▸ **INFORMATION SUPPLIED**
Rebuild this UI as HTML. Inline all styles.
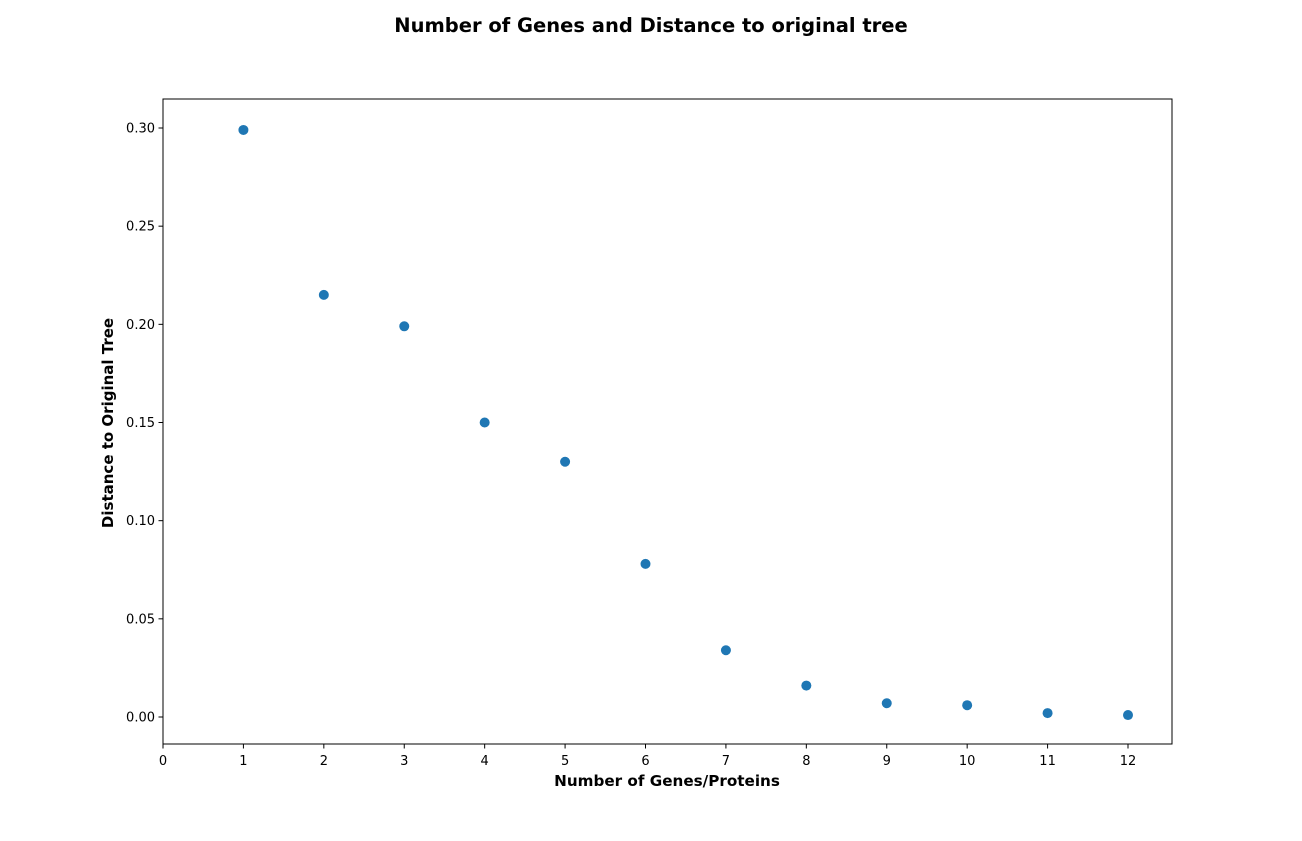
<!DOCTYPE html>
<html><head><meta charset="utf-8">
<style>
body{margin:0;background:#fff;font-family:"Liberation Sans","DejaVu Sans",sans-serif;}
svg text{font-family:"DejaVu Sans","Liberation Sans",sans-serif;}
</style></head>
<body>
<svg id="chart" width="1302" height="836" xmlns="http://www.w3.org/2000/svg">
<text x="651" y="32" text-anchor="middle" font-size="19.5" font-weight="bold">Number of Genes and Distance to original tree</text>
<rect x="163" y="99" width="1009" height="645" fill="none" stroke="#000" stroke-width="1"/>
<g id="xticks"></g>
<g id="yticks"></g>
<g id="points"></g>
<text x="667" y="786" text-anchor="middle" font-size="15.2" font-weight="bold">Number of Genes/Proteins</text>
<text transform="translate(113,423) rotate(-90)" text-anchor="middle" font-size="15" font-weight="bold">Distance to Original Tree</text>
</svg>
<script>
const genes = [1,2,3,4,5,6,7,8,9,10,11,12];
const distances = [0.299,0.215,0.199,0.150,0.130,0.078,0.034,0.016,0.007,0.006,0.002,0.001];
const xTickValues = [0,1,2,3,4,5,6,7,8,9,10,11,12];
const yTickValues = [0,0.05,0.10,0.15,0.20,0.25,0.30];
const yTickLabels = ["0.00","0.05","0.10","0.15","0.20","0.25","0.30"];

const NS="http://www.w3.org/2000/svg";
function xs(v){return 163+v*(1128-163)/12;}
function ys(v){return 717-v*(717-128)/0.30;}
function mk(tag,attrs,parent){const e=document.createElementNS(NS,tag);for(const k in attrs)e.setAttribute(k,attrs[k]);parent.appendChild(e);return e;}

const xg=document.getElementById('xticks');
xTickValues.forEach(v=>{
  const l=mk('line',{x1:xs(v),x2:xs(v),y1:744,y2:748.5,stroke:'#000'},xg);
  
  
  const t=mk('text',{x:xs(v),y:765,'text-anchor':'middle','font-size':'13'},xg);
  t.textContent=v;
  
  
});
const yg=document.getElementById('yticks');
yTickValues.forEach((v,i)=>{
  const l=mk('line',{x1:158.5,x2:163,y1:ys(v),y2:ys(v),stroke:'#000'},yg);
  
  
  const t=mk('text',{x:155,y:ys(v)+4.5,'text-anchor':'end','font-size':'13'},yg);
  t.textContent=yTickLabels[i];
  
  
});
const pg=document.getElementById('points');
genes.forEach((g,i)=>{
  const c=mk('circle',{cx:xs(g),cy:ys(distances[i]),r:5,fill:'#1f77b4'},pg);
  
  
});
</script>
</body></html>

▸ **WRITTEN INSTRUCTION**
Copy every line above word for word and exclude the pictures.

▸ **RESULT**
Rebuild this UI as HTML. Inline all styles.
<!DOCTYPE html>
<html><head><meta charset="utf-8">
<style>
body{margin:0;background:#fff;font-family:"Liberation Sans","DejaVu Sans",sans-serif;}
svg text{font-family:"DejaVu Sans","Liberation Sans",sans-serif;}
</style></head>
<body>
<svg id="chart" width="1302" height="836" xmlns="http://www.w3.org/2000/svg">
<text x="651" y="32" text-anchor="middle" font-size="19.5" font-weight="bold">Number of Genes and Distance to original tree</text>
<rect x="163" y="99" width="1009" height="645" fill="none" stroke="#000" stroke-width="1"/>
<g id="xticks"></g>
<g id="yticks"></g>
<g id="points"></g>
<text x="667" y="786" text-anchor="middle" font-size="15.2" font-weight="bold">Number of Genes/Proteins</text>
<text transform="translate(113,423) rotate(-90)" text-anchor="middle" font-size="15" font-weight="bold">Distance to Original Tree</text>
</svg>
<script>
const genes = [1,2,3,4,5,6,7,8,9,10,11,12];
const distances = [0.299,0.215,0.199,0.150,0.130,0.078,0.034,0.016,0.007,0.006,0.002,0.001];
const xTickValues = [0,1,2,3,4,5,6,7,8,9,10,11,12];
const yTickValues = [0,0.05,0.10,0.15,0.20,0.25,0.30];
const yTickLabels = ["0.00","0.05","0.10","0.15","0.20","0.25","0.30"];

const NS="http://www.w3.org/2000/svg";
function xs(v){return 163+v*(1128-163)/12;}
function ys(v){return 717-v*(717-128)/0.30;}
function mk(tag,attrs,parent){const e=document.createElementNS(NS,tag);for(const k in attrs)e.setAttribute(k,attrs[k]);parent.appendChild(e);return e;}

const xg=document.getElementById('xticks');
xTickValues.forEach(v=>{
  const l=mk('line',{x1:xs(v),x2:xs(v),y1:744,y2:748.5,stroke:'#000'},xg);
  
  
  const t=mk('text',{x:xs(v),y:765,'text-anchor':'middle','font-size':'13'},xg);
  t.textContent=v;
  
  
});
const yg=document.getElementById('yticks');
yTickValues.forEach((v,i)=>{
  const l=mk('line',{x1:158.5,x2:163,y1:ys(v),y2:ys(v),stroke:'#000'},yg);
  
  
  const t=mk('text',{x:155,y:ys(v)+4.5,'text-anchor':'end','font-size':'13'},yg);
  t.textContent=yTickLabels[i];
  
  
});
const pg=document.getElementById('points');
genes.forEach((g,i)=>{
  const c=mk('circle',{cx:xs(g),cy:ys(distances[i]),r:5,fill:'#1f77b4'},pg);
  
  
});
</script>
</body></html>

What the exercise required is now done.